Guidance Published on EU Law Concerning Unfair Business-to-Consumer Commercial Practices
13 January 2022
Just before the onset of the new year, a Commission Notice was published in the Official Journal which is relevant for Hong Kong sellers of consumer goods within the EU. The notice is titled “Guidance on the interpretation and application of Directive 2005/29/EC of the European Parliament and of the Council concerning unfair business-to-consumer commercial practices in the internal market”. This Directive constitutes the overarching instrument of EU legislation regulating unfair commercial practices in business-to-consumer transactions. It applies to all commercial practices that occur before, during and after a business-to-consumer transaction has taken place.
The Directive concerning unfair business-to-consumer commercial practices is horizontal in nature and protects the economic interests of consumers. Its provisions address a wide range of practices and are sufficiently broad to also catch fast-evolving products and sales methods. EU Member States are precluded from adopting stricter rules than those provided for in the Directive, even in order to achieve a higher level of consumer protection, unless so permitted by the Directive itself. This ensures uniformity throughout the EU’s internal market for traders and consumers alike.
The core aspects of the Directive relate to misleading actions and misleading omissions, when dealing with consumers. It is noted that the Directive prohibits misleading actions which are capable of deceiving the average consumer on a wide range of elements, including: the existence of the product offered; its main characteristics (e.g. its composition, method of manufacture, or geographical or commercial origin); the price or the manner in which it is calculated or the existence of a specific price advantage; as well as the nature, attributes and rights of the trader. Another provision clearly covers any commercial practice which ‘contains false information and is therefore untruthful’.
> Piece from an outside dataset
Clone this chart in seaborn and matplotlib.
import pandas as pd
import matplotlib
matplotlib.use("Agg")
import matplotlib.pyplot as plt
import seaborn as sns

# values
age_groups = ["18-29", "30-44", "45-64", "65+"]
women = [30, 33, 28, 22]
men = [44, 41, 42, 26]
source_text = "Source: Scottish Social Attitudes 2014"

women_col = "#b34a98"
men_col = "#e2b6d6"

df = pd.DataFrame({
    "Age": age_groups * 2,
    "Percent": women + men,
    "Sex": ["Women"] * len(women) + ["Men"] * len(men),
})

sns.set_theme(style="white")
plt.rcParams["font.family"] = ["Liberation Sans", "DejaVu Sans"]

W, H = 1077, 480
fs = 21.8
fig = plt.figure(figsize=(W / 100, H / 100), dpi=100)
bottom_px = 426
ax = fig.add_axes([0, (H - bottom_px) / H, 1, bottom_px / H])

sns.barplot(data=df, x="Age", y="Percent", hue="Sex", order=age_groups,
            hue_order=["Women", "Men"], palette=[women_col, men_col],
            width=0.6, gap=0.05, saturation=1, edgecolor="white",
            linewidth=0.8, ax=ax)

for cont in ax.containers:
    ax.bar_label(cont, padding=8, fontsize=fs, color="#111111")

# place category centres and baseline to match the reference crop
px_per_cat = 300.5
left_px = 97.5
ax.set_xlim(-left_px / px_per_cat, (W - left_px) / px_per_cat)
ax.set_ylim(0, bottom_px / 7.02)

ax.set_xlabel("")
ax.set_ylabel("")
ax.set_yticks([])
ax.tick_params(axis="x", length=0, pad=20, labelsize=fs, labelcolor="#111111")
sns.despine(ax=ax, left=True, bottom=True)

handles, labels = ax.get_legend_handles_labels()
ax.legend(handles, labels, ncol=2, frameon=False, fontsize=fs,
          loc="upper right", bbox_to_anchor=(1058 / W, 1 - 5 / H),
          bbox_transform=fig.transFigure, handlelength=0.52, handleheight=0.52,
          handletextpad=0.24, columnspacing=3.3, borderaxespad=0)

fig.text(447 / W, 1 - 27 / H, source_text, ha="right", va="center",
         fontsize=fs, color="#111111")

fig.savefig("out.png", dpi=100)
Information about the product’s ‘main characteristics’ must be provided in an invitation to purchase and before the conclusion of the contract. The Directive prohibits providing incorrect information about the main characteristics of a product if it is likely to cause the average consumer to take a transactional decision they would not have taken otherwise.
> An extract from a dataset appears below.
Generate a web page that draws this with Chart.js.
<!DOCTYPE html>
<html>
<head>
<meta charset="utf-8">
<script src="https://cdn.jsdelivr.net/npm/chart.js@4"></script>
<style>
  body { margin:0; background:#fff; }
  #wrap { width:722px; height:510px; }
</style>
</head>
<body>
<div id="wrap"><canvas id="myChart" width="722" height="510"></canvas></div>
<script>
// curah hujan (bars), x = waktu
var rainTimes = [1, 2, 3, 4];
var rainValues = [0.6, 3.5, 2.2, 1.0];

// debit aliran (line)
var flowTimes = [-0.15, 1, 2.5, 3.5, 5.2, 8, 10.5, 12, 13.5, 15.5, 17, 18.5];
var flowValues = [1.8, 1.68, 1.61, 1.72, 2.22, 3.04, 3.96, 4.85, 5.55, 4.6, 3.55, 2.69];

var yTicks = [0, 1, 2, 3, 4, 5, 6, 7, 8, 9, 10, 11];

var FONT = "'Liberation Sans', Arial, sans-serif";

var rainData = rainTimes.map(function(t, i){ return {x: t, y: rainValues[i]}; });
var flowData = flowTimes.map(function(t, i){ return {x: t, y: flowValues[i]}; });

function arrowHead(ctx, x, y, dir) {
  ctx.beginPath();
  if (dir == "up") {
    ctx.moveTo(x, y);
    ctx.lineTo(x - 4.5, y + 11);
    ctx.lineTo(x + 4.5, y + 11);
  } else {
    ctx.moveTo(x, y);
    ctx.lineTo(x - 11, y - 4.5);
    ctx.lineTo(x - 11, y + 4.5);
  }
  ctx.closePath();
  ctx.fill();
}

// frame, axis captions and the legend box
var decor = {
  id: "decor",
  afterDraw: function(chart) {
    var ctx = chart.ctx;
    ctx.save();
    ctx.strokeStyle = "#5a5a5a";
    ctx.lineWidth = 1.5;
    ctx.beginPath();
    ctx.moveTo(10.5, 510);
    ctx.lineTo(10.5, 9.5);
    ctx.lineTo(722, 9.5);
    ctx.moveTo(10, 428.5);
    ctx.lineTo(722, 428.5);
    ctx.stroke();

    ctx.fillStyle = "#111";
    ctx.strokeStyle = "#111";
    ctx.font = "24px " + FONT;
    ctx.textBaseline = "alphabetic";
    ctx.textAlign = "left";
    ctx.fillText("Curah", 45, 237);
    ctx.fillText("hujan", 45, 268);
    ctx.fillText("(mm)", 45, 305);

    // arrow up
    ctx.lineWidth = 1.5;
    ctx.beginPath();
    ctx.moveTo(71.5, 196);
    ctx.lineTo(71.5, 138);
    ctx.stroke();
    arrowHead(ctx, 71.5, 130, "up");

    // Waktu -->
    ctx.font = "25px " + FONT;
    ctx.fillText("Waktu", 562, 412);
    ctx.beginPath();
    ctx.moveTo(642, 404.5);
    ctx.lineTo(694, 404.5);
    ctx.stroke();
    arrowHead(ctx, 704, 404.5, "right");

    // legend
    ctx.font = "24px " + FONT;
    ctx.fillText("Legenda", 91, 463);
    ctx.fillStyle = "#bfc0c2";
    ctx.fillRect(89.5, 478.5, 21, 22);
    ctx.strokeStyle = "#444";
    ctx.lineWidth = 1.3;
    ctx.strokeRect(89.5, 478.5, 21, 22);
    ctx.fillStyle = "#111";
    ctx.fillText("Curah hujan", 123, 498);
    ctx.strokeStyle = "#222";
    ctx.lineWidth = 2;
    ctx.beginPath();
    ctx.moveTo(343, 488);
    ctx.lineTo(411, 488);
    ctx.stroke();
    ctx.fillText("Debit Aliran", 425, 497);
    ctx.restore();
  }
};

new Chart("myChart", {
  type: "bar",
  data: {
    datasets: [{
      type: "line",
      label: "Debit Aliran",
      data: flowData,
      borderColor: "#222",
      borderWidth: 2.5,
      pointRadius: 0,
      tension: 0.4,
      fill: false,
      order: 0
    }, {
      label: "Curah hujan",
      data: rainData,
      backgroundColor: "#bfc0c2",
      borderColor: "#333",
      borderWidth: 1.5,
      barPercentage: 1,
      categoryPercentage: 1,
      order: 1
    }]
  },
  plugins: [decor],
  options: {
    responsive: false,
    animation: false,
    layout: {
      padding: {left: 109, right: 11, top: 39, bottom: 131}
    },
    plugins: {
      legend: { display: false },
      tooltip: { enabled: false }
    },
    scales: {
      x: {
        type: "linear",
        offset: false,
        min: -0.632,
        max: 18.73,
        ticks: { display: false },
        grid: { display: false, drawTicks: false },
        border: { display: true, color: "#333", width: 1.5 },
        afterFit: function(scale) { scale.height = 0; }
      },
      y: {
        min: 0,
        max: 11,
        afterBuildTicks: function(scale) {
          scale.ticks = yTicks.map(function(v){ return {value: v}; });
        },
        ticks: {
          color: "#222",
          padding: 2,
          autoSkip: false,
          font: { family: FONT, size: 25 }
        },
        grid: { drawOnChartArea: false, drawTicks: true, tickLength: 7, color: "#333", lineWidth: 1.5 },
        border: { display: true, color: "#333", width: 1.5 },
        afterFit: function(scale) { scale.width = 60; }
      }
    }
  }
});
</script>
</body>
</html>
Hong Kong sellers will appreciate that the guidance provides several examples of real-life cases throughout its nearly 130-page text. One interesting example – on providing incorrect information about main characteristics – concerns IT products such as external hard disks, USB sticks, mobile phones and tablets offered by a trader. The storage capacity or memory is a major element of their main characteristics. A consumer authority has taken action against a trader who promoted storage capacities of IT products that differed significantly from the actual storage capacity of the products. Similarly, a consumer association launched a class action on the basis of investigations among different brands of IT devices that revealed a difference on average of one-third between advertised and actual memory.
A particular commercial practice, often referred to as ‘up to claims’, implies traders putting forward, as a marketing argument, the maximum benefit consumers can expect from the use of a product. An ‘up to claim’ may be found misleading if it does not reflect the reality of the offer made by the trader and if it is likely to cause the consumer to take a transactional decision they would not have taken otherwise. ‘Up to’ claims could be misleading if traders are not in a position to substantiate that consumers are likely to achieve the maximum results promised under normal circumstances.
Another example that is likely to interest Hong Kong sellers concerns the geographic origin of products. The Directive does not provide for any formal requirement to indicate the geographical (or commercial) origin of a product or its composition. However, such requirements may exist in sector-specific legislation (e.g., for foodstuffs). Nonetheless, misleading the consumer on such elements could fall under the general prohibition if such false or deceiving information is likely to make the consumer take a purchasing decision they would not have taken otherwise. For example: a company from the Dominican Republic was marketing its production of rum in the EU by making several references to Cuba on the bottles and in commercial materials. A national court held that mentioning a famous geographical location on a product whereas the product does not originate from that location constitutes a misleading commercial practice.
Questions have been raised also regarding the information about the composition of products, such as goods containing non-animal components labelled or marked with the term ‘leather’. For example: national courts have decided that it is misleading to market furniture that does not include any leather with claims that parts of the furniture are made of ‘textile leather’. The courts stressed that the average consumer would presume the presence of leather in such furniture.
The guidance also addresses ‘confusing marketing’, which is banned. Such a practice can occur in both offline and online sales channels. An example of this is the practice of designing the packaging of a product (or its ‘trade dress’) to give it the general ‘look and feel’ of a competing well-known brand. The risk posed by copycat packaging is consumer confusion and, consequently, the distortion of their commercial behaviour. For example: a trader names or brands its new sunglasses so as to very closely resemble the name or brand of a competitor’s sunglasses. This practice is likely to be in breach of the Directive if the similarity is close enough to confuse the average consumer, making them more likely to opt for the new sunglasses when, without such confusion, they otherwise would not have done so.
For several excellent examples of unfair commercial practices that have been addressed by the Member State competent authorities or national courts, as well as a wealth of other information on the EU Directive in order to stay up to date with its requirements, Hong Kong sellers are advised to peruse the EU guidance.